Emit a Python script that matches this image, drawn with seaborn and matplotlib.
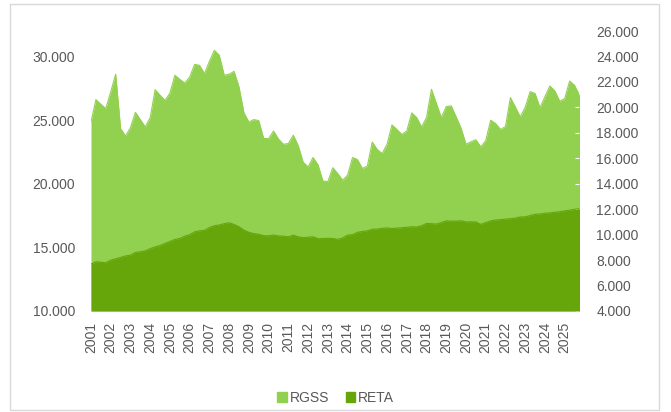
import matplotlib
matplotlib.use("Agg")
import matplotlib.pyplot as plt
import matplotlib.patches as patches
import seaborn as sns
import pandas as pd

# -----------------------------------
# DATA (quarterly, 2001 Q1 - 2025 Q4)
# -----------------------------------

years = list(range(2001, 2026))

rgss = [
    24850, 26610, 26240, 25900, 27220, 28600, 24330, 23750, 24410, 25610,
    25040, 24460, 25200, 27390, 26950, 26550, 27130, 28520, 28200, 27910,
    28380, 29380, 29300, 28650, 29620, 30480, 30090, 28520, 28600, 28830,
    27600, 25560, 24850, 25040, 24960, 23550, 23550, 24140, 23510, 23100,
    23160, 23810, 22990, 21690, 21320, 22060, 21490, 20220, 20160, 21260,
    20800, 20280, 20670, 22060, 21900, 21200, 21380, 23280, 22690, 22370,
    23100, 24620, 24260, 23870, 24150, 25570, 25200, 24460, 25200, 27420,
    26300, 25200, 26060, 26120, 25250, 24360, 23100, 23300, 23460, 22890,
    23390, 24990, 24730, 24260, 24490, 26770, 26030, 25250, 26010, 27240,
    27080, 25970, 26850, 27680, 27290, 26480, 26690, 28070, 27730, 26950,
]

reta = [
    7690, 7870, 7830, 7790, 8000, 8100, 8210, 8330, 8390, 8600,
    8650, 8730, 8900, 9040, 9150, 9310, 9470, 9620, 9700, 9880,
    10000, 10220, 10300, 10330, 10560, 10700, 10760, 10860, 10930, 10800,
    10620, 10350, 10180, 10080, 10030, 9920, 9910, 9970, 9900, 9880,
    9830, 9960, 9830, 9760, 9800, 9830, 9680, 9700, 9710, 9700,
    9630, 9740, 9960, 10000, 10180, 10250, 10300, 10420, 10440, 10500,
    10530, 10480, 10520, 10540, 10580, 10620, 10600, 10700, 10880, 10860,
    10830, 10950, 11080, 11060, 11060, 11090, 11000, 11010, 11000, 10800,
    10950, 11080, 11150, 11180, 11220, 11250, 11300, 11390, 11400, 11500,
    11600, 11620, 11680, 11710, 11760, 11800, 11870, 11920, 11990, 12050,
]

df = pd.DataFrame({"q": range(len(rgss)), "RGSS": rgss, "RETA": reta})

light_green = "#92D050"
dark_green = "#66A60B"
text_color = "#595959"

# -----------------------------------
# STYLE
# -----------------------------------

sns.set_style("white")
plt.rcParams["font.family"] = ["Liberation Sans", "DejaVu Sans"]
plt.rcParams["font.size"] = 10

fig = plt.figure(figsize=(6.71, 4.12), dpi=100)
ax = fig.add_axes([91 / 671, 1 - 311 / 412, (579.5 - 91) / 671, 280 / 412])
ax2 = ax.twinx()

# chart border
fig.patches.append(patches.Rectangle(
    (10 / 671, 2 / 412), 649 / 671, 406 / 412,
    transform=fig.transFigure, fill=False, edgecolor="#D9D9D9", linewidth=1
))

# -----------------------------------
# AREAS
# -----------------------------------

ax.fill_between(df["q"], 10000, df["RGSS"], color=light_green, linewidth=0)
sns.lineplot(data=df, x="q", y="RGSS", ax=ax, color=light_green,
             linewidth=0.8, legend=False)

ax2.fill_between(df["q"], 4000, df["RETA"], color=dark_green, linewidth=0)
sns.lineplot(data=df, x="q", y="RETA", ax=ax2, color=dark_green,
             linewidth=0.8, legend=False)

# -----------------------------------
# AXES
# -----------------------------------

def fmt(v):
    return f"{int(v):,}".replace(",", ".")

ax.set_xlim(0, len(rgss) - 1)
ax.set_ylim(10000, 32000)
ax2.set_ylim(4000, 26000)

left_ticks = list(range(10000, 30001, 5000))
ax.set_yticks(left_ticks)
ax.set_yticklabels([fmt(v) for v in left_ticks])

right_ticks = list(range(4000, 26001, 2000))
ax2.set_yticks(right_ticks)
ax2.set_yticklabels([fmt(v) for v in right_ticks])

ax.set_xticks([i * 4 for i in range(len(years))])
ax.set_xticklabels([str(y) for y in years], rotation=90)

ax.set_xlabel("")
ax.set_ylabel("")
ax2.set_ylabel("")

ax.tick_params(axis="y", length=0, pad=11.5, labelcolor=text_color, labelsize=10)
ax.tick_params(axis="x", length=0, pad=8, labelcolor=text_color, labelsize=10)
ax2.tick_params(axis="y", direction="in", length=3, color="white", pad=12,
                labelcolor=text_color, labelsize=10)

for a in (ax, ax2):
    for s in a.spines.values():
        s.set_visible(False)

# -----------------------------------
# LEGEND
# -----------------------------------

handles = [
    patches.Patch(color=light_green, label="RGSS"),
    patches.Patch(color=dark_green, label="RETA"),
]
fig.legend(handles=handles, loc="center", bbox_to_anchor=(0.5, 1 - 398 / 412),
           ncol=2, frameon=False, handlelength=0.7, handleheight=0.7,
           handletextpad=0.2, columnspacing=1.2, labelcolor=text_color, fontsize=10)

plt.savefig("out.png", dpi=100)
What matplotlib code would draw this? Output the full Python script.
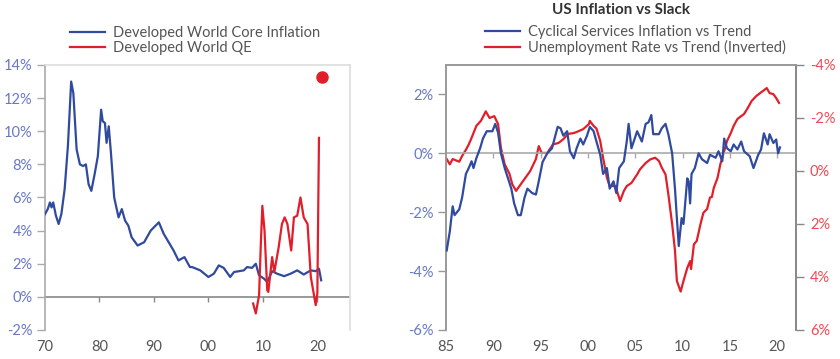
import matplotlib
matplotlib.use("Agg")
import matplotlib.pyplot as plt
import numpy as np

# ---------------- Data ----------------
# Left panel: Developed World Core Inflation (%)
core_years = [1970.0, 1970.5, 1970.9, 1971.2, 1971.5, 1972.0, 1972.5, 1973.0, 1973.6, 1974.2,
              1974.8, 1975.2, 1975.8, 1976.4, 1977.0, 1977.5, 1978.0, 1978.5, 1979.1, 1979.7,
              1980.3, 1980.6, 1981.0, 1981.3, 1981.7, 1982.1, 1982.7, 1983.5, 1984.1, 1984.7,
              1985.3, 1985.9, 1987.0, 1988.2, 1989.4, 1990.0, 1990.9, 1991.8, 1992.7, 1993.6,
              1994.5, 1995.6, 1996.6, 1997.0, 1998.5, 2000.0, 2001.0, 2001.9, 2002.8, 2004.0,
              2004.7, 2005.6, 2006.5, 2007.1, 2008.0, 2008.7, 2009.3, 2010.2, 2010.8, 2011.7,
              2012.6, 2013.9, 2015.1, 2016.3, 2017.5, 2018.8, 2019.7, 2020.3, 2020.7]
core_vals = [5.0, 5.3, 5.7, 5.4, 5.7, 4.9, 4.4, 5.0, 6.5, 9.1,
             13.0, 12.3, 8.9, 8.0, 7.9, 8.0, 6.8, 6.4, 7.4, 8.5,
             11.3, 10.6, 10.5, 9.3, 10.3, 8.7, 6.0, 4.8, 5.3, 4.6,
             4.3, 3.6, 3.1, 3.3, 4.0, 4.2, 4.5, 3.8, 3.3, 2.8,
             2.2, 2.4, 1.8, 1.8, 1.6, 1.2, 1.4, 1.9, 1.75, 1.2,
             1.5, 1.55, 1.6, 1.8, 1.75, 2.0, 1.3, 1.1, 0.9, 1.55,
             1.4, 1.25, 1.4, 1.6, 1.35, 1.6, 1.55, 1.7, 1.0]

# Left panel: Developed World QE (%)
qe_years = [2008.2, 2008.7, 2009.3, 2009.6, 2009.9, 2010.3, 2010.8, 2011.0, 2011.7, 2012.1,
            2012.9, 2013.5, 2014.0, 2014.5, 2015.2, 2015.7, 2016.3, 2016.9, 2017.5, 2018.2,
            2018.8, 2019.7, 2020.0, 2020.3]
qe_vals = [-0.4, -1.0, 0.1, 3.0, 5.5, 4.0, 0.4, 0.3, 2.4, 1.5,
           3.0, 4.4, 4.8, 4.4, 2.8, 4.8, 4.9, 6.0, 4.8, 4.4,
           1.2, -0.5, 0.2, 9.6]
qe_latest_year = [2020.8]
qe_latest_val = [13.3]

# Right panel: Cyclical Services Inflation vs Trend (%)
cyc_years = [1985.07, 1985.4, 1985.7, 1985.9, 1986.4, 1986.7, 1987.1, 1987.4, 1987.7, 1987.9,
             1988.2, 1988.6, 1988.9, 1989.3, 1989.6, 1989.9, 1990.2, 1990.5, 1990.8, 1991.2,
             1991.5, 1991.9, 1992.2, 1992.6, 1992.9, 1993.3, 1993.6, 1994.1, 1994.5, 1994.8,
             1995.2, 1995.7, 1996.2, 1996.8, 1997.1, 1997.4, 1997.8, 1998.1, 1998.5, 1998.8,
             1999.2, 1999.5, 1999.9, 2000.2, 2000.6, 2000.9, 2001.3, 2001.6, 2002.0, 2002.3,
             2002.7, 2003.0, 2003.3, 2003.8, 2004.1, 2004.3, 2004.6, 2005.2, 2005.7, 2006.1,
             2006.4, 2006.7, 2006.9, 2007.5, 2007.8, 2008.2, 2008.5, 2008.9, 2009.2, 2009.4,
             2009.6, 2009.9, 2010.1, 2010.5, 2010.65, 2010.8, 2010.95, 2011.3, 2011.7, 2012.05,
             2012.6, 2012.9, 2013.5, 2013.8, 2014.2, 2014.4, 2014.7, 2015.1, 2015.4, 2015.8,
             2016.2, 2016.5, 2017.1, 2017.5, 2018.0, 2018.3, 2018.6, 2019.0, 2019.2, 2019.6,
             2019.9, 2020.1, 2020.3]
cyc_vals = [-3.3, -2.65, -1.8, -2.1, -1.9, -1.5, -0.7, -0.5, -0.27, -0.5,
            -0.17, 0.17, 0.5, 0.75, 0.75, 0.75, 1.0, 0.7, 0.0, -0.5,
            -0.8, -1.2, -1.7, -2.1, -2.1, -1.5, -1.2, -1.35, -1.4, -0.95,
            -0.3, 0.0, 0.17, 0.9, 0.85, 0.6, 0.75, 0.07, -0.17, 0.17,
            0.5, 0.3, 0.6, 0.9, 0.75, 0.4, -0.05, -0.7, -0.5, -1.2,
            -0.95, -1.35, -0.5, -0.27, 0.4, 1.0, 0.17, 0.75, 0.4, 1.0,
            1.05, 1.3, 0.65, 0.65, 0.85, 1.0, 0.65, 0.0, -1.2, -2.2,
            -3.15, -2.2, -2.4, -0.85, -0.95, -1.7, -0.7, -0.5, 0.0, -0.2,
            -0.33, -0.05, -0.15, 0.07, -0.27, 0.5, 0.17, 0.07, 0.3, 0.13,
            0.4, 0.07, -0.1, -0.5, -0.05, 0.13, 0.68, 0.3, 0.65, 0.35,
            0.47, 0.0, 0.2]

# Right panel: Unemployment Rate vs Trend (inverted axis, %)
unemp_years = [1985.07, 1985.4, 1985.7, 1986.4, 1986.7, 1987.1, 1987.4, 1987.7, 1988.2, 1988.7,
               1989.2, 1989.6, 1990.1, 1990.5, 1990.8, 1991.2, 1991.7, 1992.0, 1992.4, 1992.9,
               1993.4, 1993.9, 1994.5, 1994.8, 1995.1, 1995.7, 1996.3, 1996.9, 1997.4, 1997.9,
               1998.5, 1999.0, 1999.5, 2000.1, 2000.2, 2000.6, 2000.9, 2001.3, 2001.6, 2002.0,
               2002.3, 2002.9, 2003.4, 2003.8, 2004.1, 2004.6, 2005.2, 2005.5, 2006.1, 2006.6,
               2007.1, 2007.5, 2007.8, 2008.2, 2008.5, 2008.9, 2009.2, 2009.4, 2009.8, 2010.1,
               2010.5, 2010.8, 2010.9, 2011.2, 2011.5, 2011.9, 2012.2, 2012.6, 2012.9, 2013.1,
               2013.3, 2013.7, 2014.0, 2014.4, 2014.7, 2015.1, 2015.4, 2015.8, 2016.2, 2016.5,
               2016.9, 2017.3, 2017.8, 2018.2, 2018.5, 2018.9, 2019.2, 2019.6, 2019.9, 2020.2]
unemp_vals = [-0.45, -0.25, -0.45, -0.35, -0.57, -0.8, -1.0, -1.25, -1.7, -1.9,
              -2.25, -2.0, -2.07, -1.77, -0.87, -0.25, 0.1, 0.5, 0.75, 0.5,
              0.25, 0.0, -0.45, -0.94, -0.68, -0.68, -1.0, -1.06, -1.2, -1.4,
              -1.43, -1.5, -1.58, -1.77, -1.89, -1.7, -1.6, -1.13, -0.5, 0.25,
              0.57, 0.57, 1.13, 0.75, 0.57, 0.45, 0.13, -0.06, -0.3, -0.44,
              -0.5, -0.38, -0.13, 0.13, 0.88, 2.0, 3.0, 4.15, 4.55, 4.15,
              3.66, 3.4, 3.7, 2.77, 2.64, 2.0, 1.58, 1.43, 1.0, 0.98,
              0.64, 0.26, -0.26, -0.75, -1.13, -1.43, -1.7, -1.96, -2.07, -2.15,
              -2.38, -2.64, -2.83, -2.94, -3.02, -3.13, -2.94, -2.9, -2.75, -2.57]

left_xticks = [1970, 1980, 1990, 2000, 2010, 2020]
left_xlabels = ["70", "80", "90", "00", "10", "20"]
left_yticks = [-2, 0, 2, 4, 6, 8, 10, 12, 14]
right_xticks = [1985, 1990, 1995, 2000, 2005, 2010, 2015, 2020]
right_xlabels = ["85", "90", "95", "00", "05", "10", "15", "20"]
right_yticks_l = [-6, -4, -2, 0, 2]
right_yticks_r = [-4, -2, 0, 2, 4, 6]

# ---------------- Style ----------------
BLUE = "#2f4a9f"
RED = "#e11f2b"
BLUE_TXT = "#6a78c4"
RED_TXT = "#ef4a52"
GRAY_TXT = "#555555"
plt.rcParams['font.family'] = ['Lato', 'DejaVu Sans']

fig = plt.figure(figsize=(8.4, 3.59), dpi=100)


def zero_line(ax, ticks, color, tick_px):
    """Horizontal zero line with small downward ticks at the x tick positions."""
    ax.axhline(0, color=color, lw=1.2, zorder=2)
    y0, y1 = ax.get_ylim()
    h_px = ax.get_position().height * fig.get_figheight() * fig.dpi
    d = abs(y1 - y0) / h_px * tick_px
    sign = 1 if y1 > y0 else -1
    ax.vlines(ticks, 0, -sign * d, color=color, lw=1.0, zorder=2)


# ---------------- Left panel ----------------
ax1 = fig.add_axes([0.0536, 0.0808, 0.3631, 0.7382])
ax1.plot(core_years, core_vals, color=BLUE, lw=1.6, label="Developed World Core Inflation", zorder=3)
ax1.plot(qe_years, qe_vals, color=RED, lw=1.6, label="Developed World QE", zorder=4)
ax1.plot(qe_latest_year, qe_latest_val, 'o', color=RED, ms=8, zorder=5)
ax1.set_xlim(1970, 2026)
ax1.set_ylim(-2, 14)
ax1.set_yticks(left_yticks)
ax1.set_yticklabels([f"{v}%" for v in left_yticks])
ax1.tick_params(axis='y', colors="#aaaaaa", labelcolor=BLUE_TXT, labelsize=10.5, length=6, width=1, direction='out', pad=3)
ax1.set_xticks(left_xticks)
ax1.set_xticklabels(left_xlabels)
ax1.tick_params(axis='x', length=0, labelcolor=GRAY_TXT, labelsize=10.5, pad=7)
ax1.spines['left'].set_color("#aaaaaa")
ax1.spines['right'].set_color("#dddddd")
ax1.spines['top'].set_color("#dddddd")
ax1.spines['bottom'].set_visible(False)
for s in ax1.spines.values():
    s.set_linewidth(1.2)
zero_line(ax1, left_xticks[1:], "#888888", 5)
leg1 = ax1.legend(loc='lower left', bbox_to_anchor=(0.05, 1.0), frameon=False, fontsize=10.5,
                  handlelength=2.4, handletextpad=0.5, labelspacing=0.05, borderaxespad=0.3)
for t in leg1.get_texts():
    t.set_color(GRAY_TXT)

# ---------------- Right panel ----------------
ax2 = fig.add_axes([0.531, 0.0808, 0.4167, 0.7382])
l1, = ax2.plot(cyc_years, cyc_vals, color=BLUE, lw=1.6, label="Cyclical Services Inflation vs Trend", zorder=4)
ax2.set_xlim(1985, 2022)
ax2.set_ylim(-6, 3)
ax2.set_yticks(right_yticks_l)
ax2.set_yticklabels([f"{v}%" for v in right_yticks_l])
ax2.tick_params(axis='y', colors="#999999", labelcolor=BLUE_TXT, labelsize=10.5, length=6, width=1, pad=3)
ax2.set_xticks(right_xticks)
ax2.set_xticklabels(right_xlabels)
ax2.tick_params(axis='x', length=0, labelcolor=GRAY_TXT, labelsize=10.5, pad=7)
zero_line(ax2, right_xticks[1:], "#aaaaaa", 5)

ax3 = ax2.twinx()
l2, = ax3.plot(unemp_years, unemp_vals, color=RED, lw=1.6, label="Unemployment Rate vs Trend (Inverted)", zorder=3)
ax3.set_ylim(6, -4)
ax3.set_yticks(right_yticks_r)
ax3.set_yticklabels([f"{v}%" for v in right_yticks_r])
ax3.tick_params(axis='y', colors="#888888", labelcolor=RED_TXT, labelsize=10.5, length=6, width=1, pad=4)
ax2.set_zorder(ax3.get_zorder() + 1)
ax2.patch.set_visible(False)
for a in (ax2, ax3):
    a.spines['left'].set_color("#999999")
    a.spines['right'].set_color("#888888")
    a.spines['top'].set_color("#999999")
    a.spines['bottom'].set_visible(False)
    for s in a.spines.values():
        s.set_linewidth(1.2)

leg2 = ax2.legend(handles=[l1, l2], loc='lower left', bbox_to_anchor=(0.083, 1.0), frameon=False, fontsize=10.5,
                  handlelength=2.4, handletextpad=0.5, labelspacing=0.05, borderaxespad=0.3)
for t in leg2.get_texts():
    t.set_color(GRAY_TXT)
ax2.set_title("US Inflation vs Slack", fontsize=11, fontweight='bold', color="#333333", pad=37)

fig.savefig("out.png", dpi=100)
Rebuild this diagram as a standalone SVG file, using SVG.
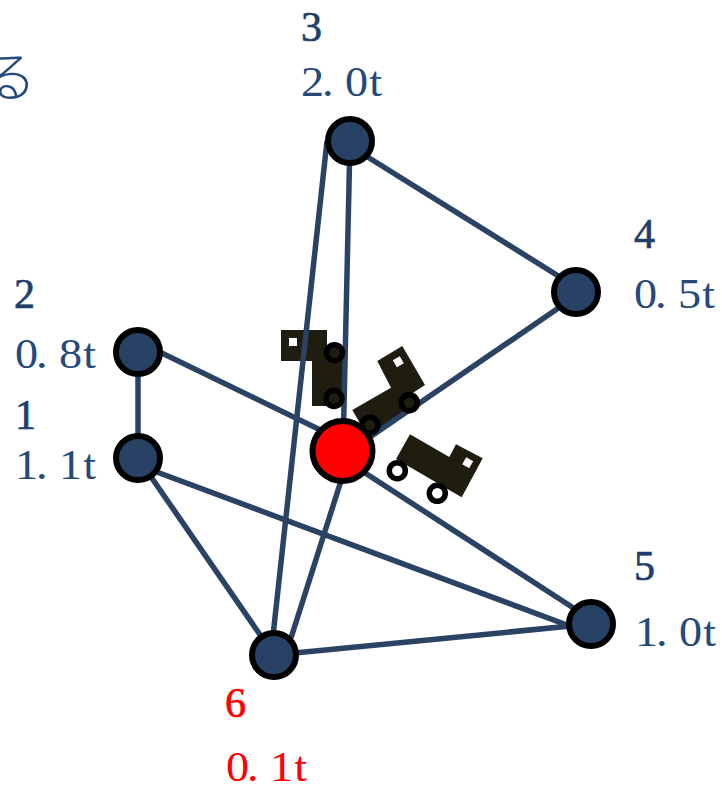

INSTRUCTION:
Write out the lines beginning with the one that contains "What matplotlib code" and ending with the one that contains "import numpy as np", exactly as given. Leave pictures out.

FINAL ANSWER:
What matplotlib code would draw this? Output the full Python script.
import matplotlib
matplotlib.use("Agg")
import matplotlib.pyplot as plt
import numpy as np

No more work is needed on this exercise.